In Jan. 2016, the Dallas County Health and Human Services (DCHHS) investigated a male-to-male sexual transmission of Zika virus. The description of the case is published in the latest Morbidity and Mortality Weekly Report (MMWR).

This is a transmission electron micrograph (TEM) of Zika virus/Cynthia Goldsmith
This is a transmission electron micrograph (TEM) of Zika virus/ Cynthia Goldsmith

According to the report, one half of the gay couple traveled to Venezuela fro one week. He developed classic symptoms of Zika virus infection.

Upon return, he had sexual relations (anal sex) with his monogamous partner without the use of protection.

About a week later, the partner that did not travel outside the country developed a subjective fever, myalgia, headache, lethargy, and malaise; a few days later, he developed a slightly pruritic rash on his torso and arms, small joint arthritis of his hands and feet, and conjunctivitis.
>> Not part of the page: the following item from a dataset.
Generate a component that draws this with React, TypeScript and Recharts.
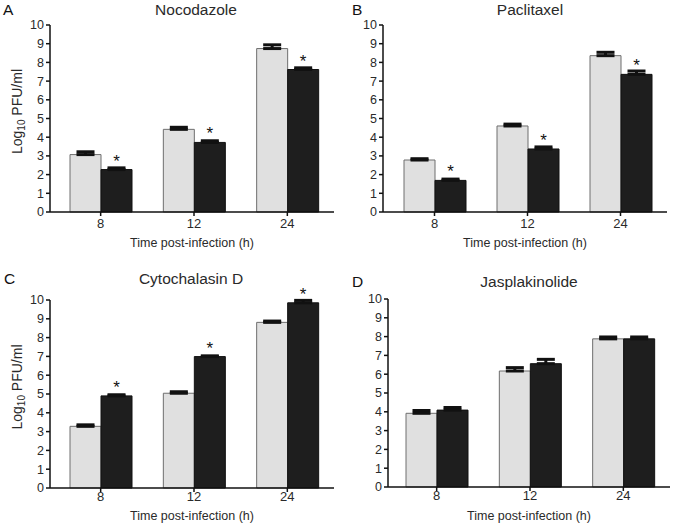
import { BarChart, Bar, XAxis, YAxis, ErrorBar, LabelList } from "recharts";

const categories = ["8", "12", "24"];
const yTicks = [0, 1, 2, 3, 4, 5, 6, 7, 8, 9, 10];

// A - Nocodazole
const nocControl = [3.07, 4.42, 8.74];
const nocControlErr = [0.15, 0.11, 0.2];
const nocTreated = [2.27, 3.72, 7.62];
const nocTreatedErr = [0.09, 0.09, 0.09];
const nocSig = ["*", "*", "*"];

// B - Paclitaxel
const pacControl = [2.78, 4.6, 8.36];
const pacControlErr = [0.07, 0.1, 0.18];
const pacTreated = [1.69, 3.37, 7.36];
const pacTreatedErr = [0.07, 0.11, 0.18];
const pacSig = ["*", "*", "*"];

// C - Cytochalasin D
const cytControl = [3.28, 5.04, 8.81];
const cytControlErr = [0.08, 0.08, 0.07];
const cytTreated = [4.9, 6.99, 9.85];
const cytTreatedErr = [0.06, 0.04, 0.13];
const cytSig = ["*", "*", "*"];

// D - Jasplakinolide
const jasControl = [3.92, 6.17, 7.88];
const jasControlErr = [0.15, 0.18, 0.1];
const jasTreated = [4.09, 6.56, 7.88];
const jasTreatedErr = [0.14, 0.23, 0.1];
const jasSig = ["", "", ""];

const FONT = "'Liberation Sans', Arial, sans-serif";
const TEXT = "#2a2a2a";

function buildRows(ctl: number[], ctlErr: number[], trt: number[], trtErr: number[], sig: string[]) {
  return categories.map((c, i) => ({
    time: c,
    control: ctl[i],
    controlErr: [0, ctlErr[i]],
    treated: trt[i],
    treatedErr: [0, trtErr[i]],
    sig: sig[i],
  }));
}

const renderStar = (props: any) => {
  const { x, y, width, value } = props;
  if (!value) return null;
  return (
    <text x={x + width / 2} y={y - 3} textAnchor="middle" fontSize={17} fill="#111" fontFamily={FONT}>
      {value}
    </text>
  );
};

const renderYLabel = (props: any) => {
  const vb = props.viewBox;
  const cx = vb.x + 7;
  const cy = vb.y + vb.height / 2 - 7;
  return (
    <text
      x={cx}
      y={cy}
      transform={`rotate(-90, ${cx}, ${cy})`}
      textAnchor="middle"
      dominantBaseline="central"
      fontSize={14}
      fill={TEXT}
      fontFamily={FONT}
    >
      Log
      <tspan fontSize={10} dy={4}>10</tspan>
      <tspan dy={-4}> PFU/ml</tspan>
    </text>
  );
};

interface PanelProps {
  letter: string;
  title: string;
  rows: any[];
  left: number;
  top: number;
  height: number;
  marginLeft: number;
  marginRight: number;
  marginTop: number;
  padLeft: number;
  xAxisHeight: number;
  tickMargin: number;
  labelOffset: number;
  titleX: number;
  titleTop: number;
  letterX: number;
  yLabel?: boolean;
}

function Panel(p: PanelProps) {
  return (
    <div style={{ position: "absolute", left: p.left, top: p.top, width: 338, height: p.height }}>
      <div
        style={{
          position: "absolute",
          left: p.letterX,
          top: p.titleTop,
          fontSize: 15.5,
          lineHeight: "15.5px",
          fontFamily: FONT,
          color: "#111",
        }}
      >
        {p.letter}
      </div>
      <div
        style={{
          position: "absolute",
          left: p.titleX - 100,
          width: 200,
          top: p.titleTop,
          textAlign: "center",
          fontSize: 15.5,
          lineHeight: "15.5px",
          fontFamily: FONT,
          color: TEXT,
        }}
      >
        {p.title}
      </div>
      <BarChart
        width={338}
        height={p.height}
        data={p.rows}
        barGap={0}
        barSize={31}
        margin={{ top: p.marginTop, right: p.marginRight, left: p.marginLeft, bottom: 2 }}
        style={{ position: "absolute", left: 0, top: 0 }}
      >
        <XAxis
          dataKey="time"
          padding={{ left: p.padLeft, right: 0 }}
          height={p.xAxisHeight}
          axisLine={{ stroke: "#111", strokeWidth: 1.5 }}
          tickLine={{ stroke: "#111", strokeWidth: 1.5 }}
          tickSize={4}
          tickMargin={p.tickMargin}
          tick={{ fontSize: 13, fill: TEXT, fontFamily: FONT }}
          label={{
            value: "Time post-infection (h)",
            position: "insideBottom",
            offset: p.labelOffset,
            fontSize: 12.5,
            fill: TEXT,
            fontFamily: FONT,
          }}
        />
        <YAxis
          domain={[0, 10]}
          ticks={yTicks}
          interval={0}
          width={40}
          axisLine={{ stroke: "#111", strokeWidth: 1.5 }}
          tickLine={{ stroke: "#111", strokeWidth: 1.5 }}
          tickSize={4}
          tickMargin={2}
          tick={{ fontSize: 12.5, fill: TEXT, fontFamily: FONT }}
          label={p.yLabel ? renderYLabel : undefined}
        />
        <Bar dataKey="control" fill="#e0e0e0" stroke="#6e6e6e" strokeWidth={1} isAnimationActive={false}>
          <ErrorBar dataKey="controlErr" width={9} strokeWidth={3} stroke="#111" direction="y" isAnimationActive={false} />
        </Bar>
        <Bar dataKey="treated" fill="#1e1e1e" stroke="#111" strokeWidth={1} isAnimationActive={false}>
          <ErrorBar dataKey="treatedErr" width={9} strokeWidth={3} stroke="#111" direction="y" isAnimationActive={false} />
          <LabelList dataKey="sig" content={renderStar} />
        </Bar>
      </BarChart>
    </div>
  );
}

export default function App() {
  return (
    <div style={{ position: "fixed", left: 0, top: 0, width: 675, height: 523, background: "#fff" }}>
      <Panel
        letter="A"
        title="Nocodazole"
        rows={buildRows(nocControl, nocControlErr, nocTreated, nocTreatedErr, nocSig)}
        left={0}
        top={0}
        height={260}
        marginLeft={10}
        marginRight={4}
        marginTop={25}
        padLeft={4}
        xAxisHeight={46}
        tickMargin={3}
        labelOffset={11}
        titleX={196}
        titleTop={2}
        letterX={3}
        yLabel
      />
      <Panel
        letter="B"
        title="Paclitaxel"
        rows={buildRows(pacControl, pacControlErr, pacTreated, pacTreatedErr, pacSig)}
        left={337}
        top={0}
        height={260}
        marginLeft={6}
        marginRight={8}
        marginTop={25}
        padLeft={5}
        xAxisHeight={46}
        tickMargin={3}
        labelOffset={11}
        titleX={193}
        titleTop={2}
        letterX={15}
      />
      <Panel
        letter="C"
        title="Cytochalasin D"
        rows={buildRows(cytControl, cytControlErr, cytTreated, cytTreatedErr, cytSig)}
        left={0}
        top={260}
        height={263}
        marginLeft={10}
        marginRight={4}
        marginTop={40}
        padLeft={4}
        xAxisHeight={33}
        tickMargin={0}
        labelOffset={1}
        titleX={191}
        titleTop={11}
        letterX={4}
        yLabel
      />
      <Panel
        letter="D"
        title="Jasplakinolide"
        rows={buildRows(jasControl, jasControlErr, jasTreated, jasTreatedErr, jasSig)}
        left={337}
        top={260}
        height={263}
        marginLeft={11}
        marginRight={5}
        marginTop={39}
        padLeft={2}
        xAxisHeight={34}
        tickMargin={0}
        labelOffset={1}
        titleX={192}
        titleTop={14}
        letterX={15}
      />
    </div>
  );
}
All symptoms resolved after 1 week.

The laboratory investigation revealed the Sera from both patients demonstrated positive immunoglobulin M (IgM) responses by capture ELISA for Zika virus and dengue virus, but not for chikungunya virus.

Plaque-reduction neutralization tests indicated that the partner that traveled had been infected with Zika virus, dengue virus serotype 1, or both, but that partner who did not travel had been infected only with Zika virus.
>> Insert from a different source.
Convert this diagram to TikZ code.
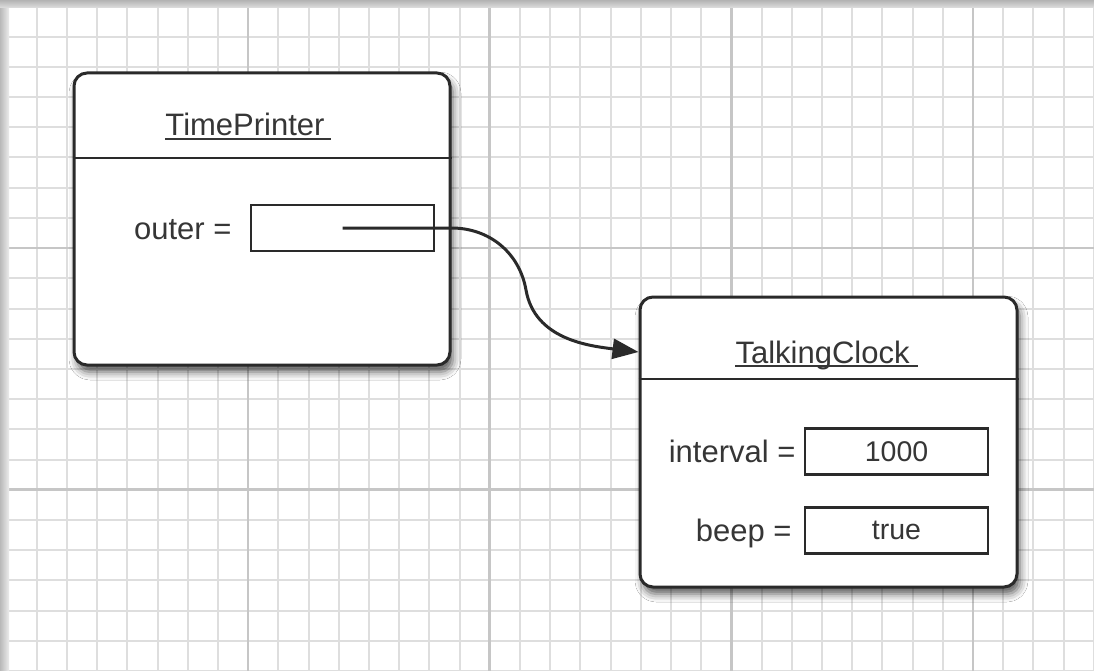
\documentclass[tikz,border=0pt]{standalone}
\usepackage{fontspec}
\setmainfont{Liberation Sans}
\usepackage{tikz}
\usetikzlibrary{arrows.meta,positioning,shadows.blur}
\definecolor{ink}{HTML}{2A2A2A}
\definecolor{textgray}{HTML}{363636}
\definecolor{gridminor}{HTML}{DEDEDE}
\definecolor{gridmajor}{HTML}{C6C6C6}
\newcommand{\lblfont}{\fontsize{31}{37}\selectfont}
\newcommand{\valfont}{\fontsize{28.5}{34}\selectfont}

\tikzset{
  minorline/.style={gridminor, line width=2pt},
  majorline/.style={gridmajor, line width=2.6pt},
  objbox/.style={draw=ink, line width=3pt, rounded corners=13pt, fill=white,
    blur shadow={shadow xshift=3pt, shadow yshift=-7pt, shadow blur radius=8pt, shadow opacity=65}},
  divline/.style={ink, line width=2.6pt},
  title/.style={anchor=base, inner sep=0pt, text=textgray, font=\lblfont},
  uline/.style={textgray, line width=2pt},
  fieldbox/.style={draw=ink, line width=2.6pt, fill=white, minimum width=183pt,
    minimum height=46pt, inner sep=0pt, text=textgray, font=\valfont},
  lbl/.style={inner sep=0pt, text height=22pt, text depth=0pt, text=textgray, font=\lblfont},
  ptr/.style={ink, line width=3pt, -{Triangle[length=26pt,width=20pt]}}
}

\begin{document}
\begin{tikzpicture}[x=1pt,y=-1pt]
  \useasboundingbox[fill=white] (0,0) rectangle (1094,671);
  % grid paper
  \foreach \i in {0,...,36} { \draw[minorline] (6.5+30.2*\i,0) -- (6.5+30.2*\i,671); }
  \foreach \j in {0,...,22} { \draw[minorline] (0,6.5+30.2*\j) -- (1094,6.5+30.2*\j); }
  \foreach \i in {0,8,...,32} { \draw[majorline] (6.5+30.2*\i,0) -- (6.5+30.2*\i,671); }
  \foreach \j in {0,8,16} { \draw[majorline] (0,6.5+30.2*\j) -- (1094,6.5+30.2*\j); }
  \shade[left color=gray!55, right color=gray!15] (0,0) rectangle (9,671);
  \shade[top color=gray!60, bottom color=gray!25] (0,0) rectangle (1094,8);

  % objects
  \node[objbox, minimum width=376pt, minimum height=292pt] (tp) at (262,219) {};
  \node[objbox, minimum width=377pt, minimum height=290pt] (tc) at (828.5,442) {};
  \coordinate (tpdiv) at (0,158);
  \coordinate (tcdiv) at (0,379);
  \draw[divline] (tp.west |- tpdiv) -- (tp.east |- tpdiv);
  \draw[divline] (tc.west |- tcdiv) -- (tc.east |- tcdiv);

  \node[title] (tpname) at (245,136) {TimePrinter};
  \draw[uline] ([yshift=-3pt]tpname.base west) -- ([xshift=6pt,yshift=-3pt]tpname.base east);
  \node[title] (tcname) at (822.5,363) {TalkingClock};
  \draw[uline] ([yshift=-3pt]tcname.base west) -- ([xshift=8pt,yshift=-3pt]tcname.base east);

  % fields
  \node[fieldbox] (outerval) at (342.5,228) {};
  \node[lbl, left=18pt of outerval] (outerlbl) {outer =};
  \node[fieldbox] (intval) at (896.5,451.5) {1000};
  \node[lbl, left=8pt of intval] (intlbl) {interval =};
  \node[fieldbox] (beepval) at (896.5,530.5) {true};
  \node[lbl, left=12pt of beepval] (beeplbl) {beep =};

  % reference
  \coordinate (bend) at (526,290);
  \coordinate (tcin) at ([yshift=90pt]tc.west);
  \draw[ptr] (outerval.center) -- (outerval.center -| tp.east)
    to[out=0,in=100] (bend) to[out=-80,in=173] (tcin);
\end{tikzpicture}
\end{document}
Urine and saliva specimens on both men were negative for Zika virus by RT-PCR. Semen testing with the same method was equivocal for the first patient and negative for his partner.

Although Dallas is within the geographic range of the Zika virus mosquito vectors Aedes aegypti and Ae. albopictus, seasonal winter temperatures in the area during the week of the traveler’s return were not permissive for Aedes activity, thus ruling out mosquito borne transmission for the non-traveling partner.